1pSC4. Automatic speech recognition using signal processing based on auditory physiology and perception.

Richard Stern

Dept. of Elec. and Comput. Eng., School of Comput. Sci., and Biomed. Eng. Program, Carnegie Mellon Univ., Pittsburgh, PA 15213-3890

Signal processing for automatic speech recognition has traditionally been inspired more by models of speech production than by models of auditory perception. While some aspects of human auditory processing have been implicit in traditional signal analysis for speech recognition, there is growing interest in the development of more computationally demanding signal processing strategies that are directly motivated by knowledge of auditory physiology and perception. The use of physiologically motivated signal processing has been shown to improve the accuracy of some automatic speech recognition systems, particularly in difficult acoustical environments. This talk will review and discuss the role that knowledge of human hearing has played in the design of speech recognition systems. The common features of auditory models that have emerged from various laboratories as well as their differences will be discussed.
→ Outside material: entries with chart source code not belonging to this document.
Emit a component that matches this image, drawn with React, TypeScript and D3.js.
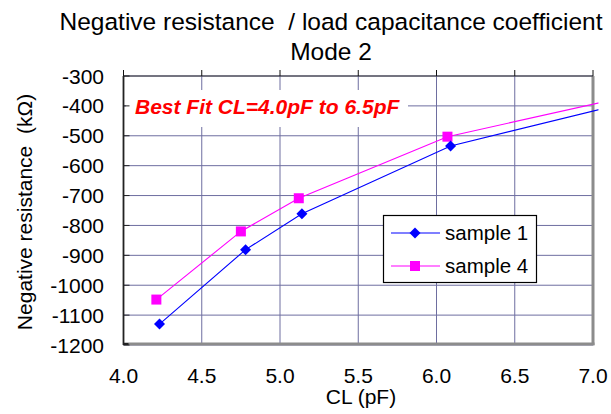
import React from "react";
import * as d3 from "d3";

const titleLines = ["Negative resistance  / load capacitance coefficient", "Mode 2"];
const xTicks = [4.0, 4.5, 5.0, 5.5, 6.0, 6.5, 7.0];
const yTicks = [-300, -400, -500, -600, -700, -800, -900, -1000, -1100, -1200];
const sample1CL = [4.23, 4.78, 5.14, 6.09, 7.2];
const sample1R = [-1130, -881, -761, -534, -392];
const sample4CL = [4.21, 4.75, 5.12, 6.07, 7.2];
const sample4R = [-1048, -820, -709, -503, -371];
const seriesNames = ["sample 1", "sample 4"];
const annotation = "Best Fit CL=4.0pF to 6.5pF";
const xLabel = "CL (pF)";
const yLabel = "Negative resistance  (kΩ)";

const W = 611, H = 414;
const L = 123.5, R = 593, T = 76, B = 345;
const FONT = "Arial, 'Liberation Sans', sans-serif";

export default function App() {
  const x = d3.scaleLinear().domain([4, 7]).range([L, R]);
  const y = d3.scaleLinear().domain([-1200, -300]).range([B, T]);
  const line = d3.line<[number, number]>().x(d => x(d[0])).y(d => y(d[1]));
  const s1 = sample1CL.map((c, i) => [c, sample1R[i]] as [number, number]);
  const s4 = sample4CL.map((c, i) => [c, sample4R[i]] as [number, number]);
  const grid = "#6e6ea0";
  const blue = "#0000ff";
  const pink = "#ff00ff";
  const diamond = (cx: number, cy: number, k: string) => (
    <path key={k} d={`M${cx},${cy - 5.5}L${cx + 5.5},${cy}L${cx},${cy + 5.5}L${cx - 5.5},${cy}Z`} fill={blue} />
  );
  const square = (cx: number, cy: number, k: string) => (
    <rect key={k} x={cx - 5} y={cy - 5} width={10} height={10} fill={pink} />
  );
  return (
    <svg width={W} height={H} style={{ position: "absolute", left: 0, top: 0, background: "#fff", whiteSpace: "pre" }} fontFamily={FONT}>
      <defs>
        <clipPath id="plotclip">
          <rect x={L} y={T - 10} width={R - L + 5.5} height={B - T + 10} />
        </clipPath>
      </defs>
      <rect x={0} y={0} width={W} height={H} fill="#fff" />
      {titleLines.map((t, i) => (
        <text key={t} x={331} y={29.5 + i * 30.5} textAnchor="middle" fontSize={24.5} fill="#000" style={{ whiteSpace: "pre" }}>{t}</text>
      ))}
      {/* gridlines */}
      {yTicks.map(v => (
        <line key={"gy" + v} x1={L} x2={R} y1={y(v)} y2={y(v)} stroke={grid} strokeWidth={1} />
      ))}
      {xTicks.map(v => (
        <line key={"gx" + v} x1={x(v)} x2={x(v)} y1={T} y2={B} stroke={grid} strokeWidth={1} />
      ))}
      {/* annotation background */}
      <rect x={126} y={90} width={282} height={37} fill="#fff" />
      <text x={135} y={114} fontSize={21} fontWeight="bold" fontStyle="italic" fill="#ff0000">{annotation}</text>
      {/* borders */}
      <line x1={R} x2={R} y1={T} y2={B} stroke="#8c8c8c" strokeWidth={3} />
      <line x1={L} x2={R + 1.5} y1={B - 1} y2={B - 1} stroke="#8c8c8c" strokeWidth={3} />
      <line x1={L} x2={R} y1={T} y2={T} stroke="#333" strokeWidth={1.2} />
      <line x1={L} x2={L} y1={T} y2={B} stroke="#222" strokeWidth={1.8} />
      <line x1={L} x2={L + 5} y1={B - 1} y2={B - 1} stroke="#222" strokeWidth={2} />
      {xTicks.map(v => (
        <line key={"tx" + v} x1={x(v)} x2={x(v)} y1={T - 6} y2={T} stroke="#111" strokeWidth={1} />
      ))}
      {yTicks.map(v => (
        <line key={"ty" + v} x1={L} x2={L + 6} y1={y(v)} y2={y(v)} stroke="#222" strokeWidth={1} />
      ))}
      {/* series */}
      <g clipPath="url(#plotclip)">
        <path d={line(s4) || ""} fill="none" stroke={pink} strokeWidth={1.1} />
        <path d={line(s1) || ""} fill="none" stroke={blue} strokeWidth={1.1} />
        {s4.map((d, i) => square(x(d[0]), y(d[1]), "s4" + i))}
        {s1.map((d, i) => diamond(x(d[0]), y(d[1]), "s1" + i))}
      </g>
      {/* tick labels */}
      {yTicks.map(v => (
        <text key={"ly" + v} x={104} y={y(v)} dy="0.36em" textAnchor="end" fontSize={21} fill="#000">{v}</text>
      ))}
      {xTicks.map(v => (
        <text key={"lx" + v} x={x(v)} y={383} textAnchor="middle" fontSize={21} fill="#000">{v.toFixed(1)}</text>
      ))}
      <text x={361} y={404} textAnchor="middle" fontSize={21} fill="#000">{xLabel}</text>
      <text transform="translate(32,212) rotate(-90)" textAnchor="middle" fontSize={21} fill="#000" style={{ whiteSpace: "pre" }}>{yLabel}</text>
      {/* legend */}
      <rect x={383.5} y={215.5} width={153} height={67} fill="#fff" stroke="#000" strokeWidth={1.2} />
      <line x1={391} x2={440} y1={233} y2={233} stroke={blue} strokeWidth={1.1} />
      {diamond(415, 233, "lg1")}
      <text x={445} y={233} dy="0.36em" fontSize={20.5} fill="#000">{seriesNames[0]}</text>
      <line x1={391} x2={440} y1={266} y2={266} stroke={pink} strokeWidth={1.1} />
      {square(415, 266, "lg4")}
      <text x={445} y={266} dy="0.36em" fontSize={20.5} fill="#000">{seriesNames[1]}</text>
    </svg>
  );
}
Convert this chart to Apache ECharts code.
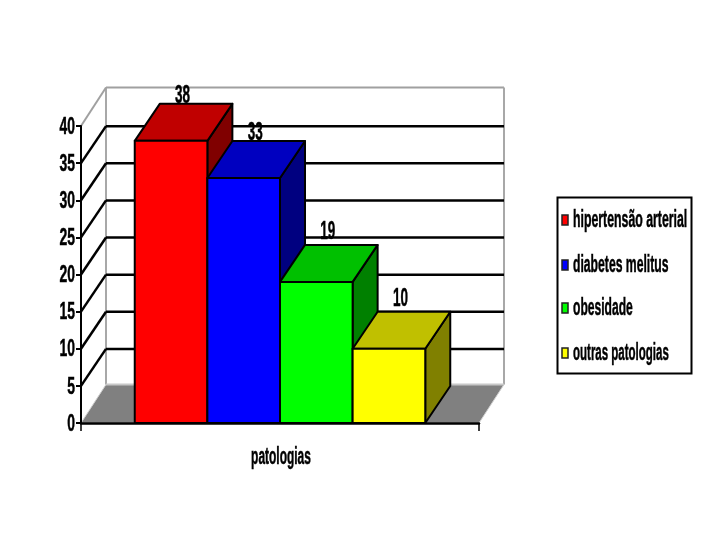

The recognition accuracy obtained using auditory models will be compared with the accuracy obtained using conventional signal analysis techniques, as well as the accuracy obtained using other approaches to robust recognition that are not physiologically based. Finally, an attempt will be made to identify aspects of monaural and binaural auditory processing that appear to be most helpful for robust recognition. [Work supported by ARPA.]